Pictures within the data are to be left out; everything else must be reproduced exactly.

— Begin ENTRIES PROVIDED —

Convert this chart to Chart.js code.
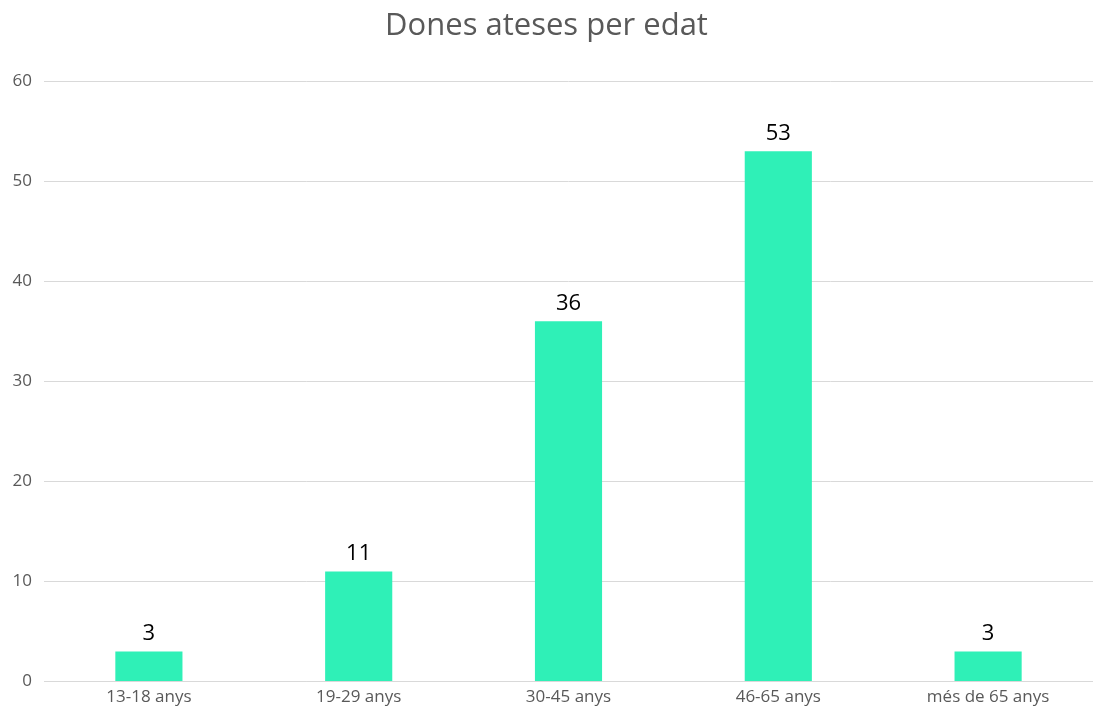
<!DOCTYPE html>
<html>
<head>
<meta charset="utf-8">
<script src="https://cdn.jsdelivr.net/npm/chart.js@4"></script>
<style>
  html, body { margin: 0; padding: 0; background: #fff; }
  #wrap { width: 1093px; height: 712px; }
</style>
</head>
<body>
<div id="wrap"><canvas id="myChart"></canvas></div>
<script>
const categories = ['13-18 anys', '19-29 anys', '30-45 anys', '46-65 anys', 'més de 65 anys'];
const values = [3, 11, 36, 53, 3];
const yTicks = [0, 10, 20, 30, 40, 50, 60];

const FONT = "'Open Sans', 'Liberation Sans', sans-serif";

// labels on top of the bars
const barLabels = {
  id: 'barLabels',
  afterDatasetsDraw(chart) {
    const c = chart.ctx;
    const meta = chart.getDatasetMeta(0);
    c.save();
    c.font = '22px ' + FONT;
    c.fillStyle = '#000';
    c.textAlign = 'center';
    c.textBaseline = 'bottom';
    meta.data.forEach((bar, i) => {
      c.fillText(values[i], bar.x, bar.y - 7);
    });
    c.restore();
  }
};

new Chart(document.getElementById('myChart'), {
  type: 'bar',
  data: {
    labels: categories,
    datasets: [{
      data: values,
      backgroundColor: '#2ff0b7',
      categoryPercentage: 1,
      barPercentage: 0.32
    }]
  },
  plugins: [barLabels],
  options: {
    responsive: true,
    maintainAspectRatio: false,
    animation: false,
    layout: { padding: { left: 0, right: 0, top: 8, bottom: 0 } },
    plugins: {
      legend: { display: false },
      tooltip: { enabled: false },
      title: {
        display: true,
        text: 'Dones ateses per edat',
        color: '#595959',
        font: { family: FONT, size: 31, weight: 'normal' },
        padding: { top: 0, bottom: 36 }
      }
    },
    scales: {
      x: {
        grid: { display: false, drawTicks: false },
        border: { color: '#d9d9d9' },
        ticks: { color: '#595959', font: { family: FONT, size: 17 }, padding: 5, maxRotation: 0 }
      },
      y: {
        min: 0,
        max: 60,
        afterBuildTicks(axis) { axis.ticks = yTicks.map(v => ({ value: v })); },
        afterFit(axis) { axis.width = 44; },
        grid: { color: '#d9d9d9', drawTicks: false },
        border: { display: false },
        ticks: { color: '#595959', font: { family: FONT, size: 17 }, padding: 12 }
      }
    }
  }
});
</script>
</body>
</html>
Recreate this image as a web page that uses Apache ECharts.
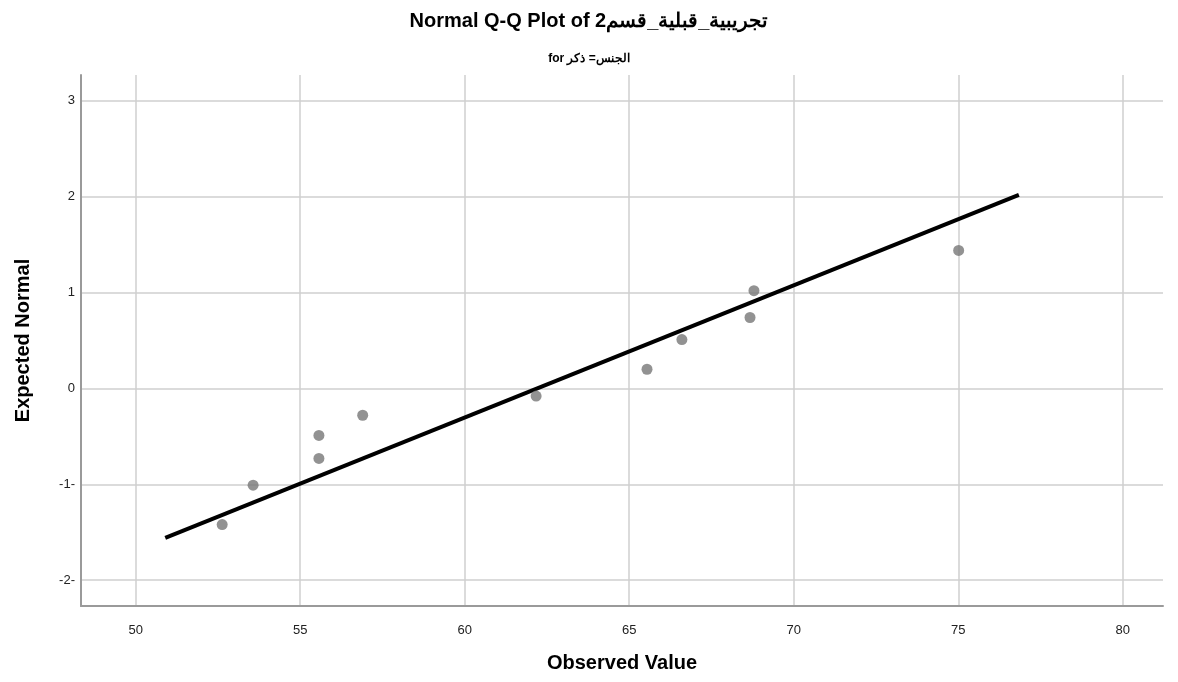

— End ENTRIES PROVIDED —

OUTPUT FOR THIS EXERCISE:
Convert this chart to Chart.js code.
<!DOCTYPE html>
<html>
<head>
<meta charset="utf-8">
<script src="https://cdn.jsdelivr.net/npm/chart.js@4"></script>
<style>
  html, body { margin: 0; padding: 0; background: #fff; }
  #wrap { width: 1093px; height: 712px; }
</style>
</head>
<body>
<div id="wrap"><canvas id="myChart"></canvas></div>
<script>
const categories = ['13-18 anys', '19-29 anys', '30-45 anys', '46-65 anys', 'més de 65 anys'];
const values = [3, 11, 36, 53, 3];
const yTicks = [0, 10, 20, 30, 40, 50, 60];

const FONT = "'Open Sans', 'Liberation Sans', sans-serif";

// labels on top of the bars
const barLabels = {
  id: 'barLabels',
  afterDatasetsDraw(chart) {
    const c = chart.ctx;
    const meta = chart.getDatasetMeta(0);
    c.save();
    c.font = '22px ' + FONT;
    c.fillStyle = '#000';
    c.textAlign = 'center';
    c.textBaseline = 'bottom';
    meta.data.forEach((bar, i) => {
      c.fillText(values[i], bar.x, bar.y - 7);
    });
    c.restore();
  }
};

new Chart(document.getElementById('myChart'), {
  type: 'bar',
  data: {
    labels: categories,
    datasets: [{
      data: values,
      backgroundColor: '#2ff0b7',
      categoryPercentage: 1,
      barPercentage: 0.32
    }]
  },
  plugins: [barLabels],
  options: {
    responsive: true,
    maintainAspectRatio: false,
    animation: false,
    layout: { padding: { left: 0, right: 0, top: 8, bottom: 0 } },
    plugins: {
      legend: { display: false },
      tooltip: { enabled: false },
      title: {
        display: true,
        text: 'Dones ateses per edat',
        color: '#595959',
        font: { family: FONT, size: 31, weight: 'normal' },
        padding: { top: 0, bottom: 36 }
      }
    },
    scales: {
      x: {
        grid: { display: false, drawTicks: false },
        border: { color: '#d9d9d9' },
        ticks: { color: '#595959', font: { family: FONT, size: 17 }, padding: 5, maxRotation: 0 }
      },
      y: {
        min: 0,
        max: 60,
        afterBuildTicks(axis) { axis.ticks = yTicks.map(v => ({ value: v })); },
        afterFit(axis) { axis.width = 44; },
        grid: { color: '#d9d9d9', drawTicks: false },
        border: { display: false },
        ticks: { color: '#595959', font: { family: FONT, size: 17 }, padding: 12 }
      }
    }
  }
});
</script>
</body>
</html>
Recreate this image as a web page that uses Apache ECharts.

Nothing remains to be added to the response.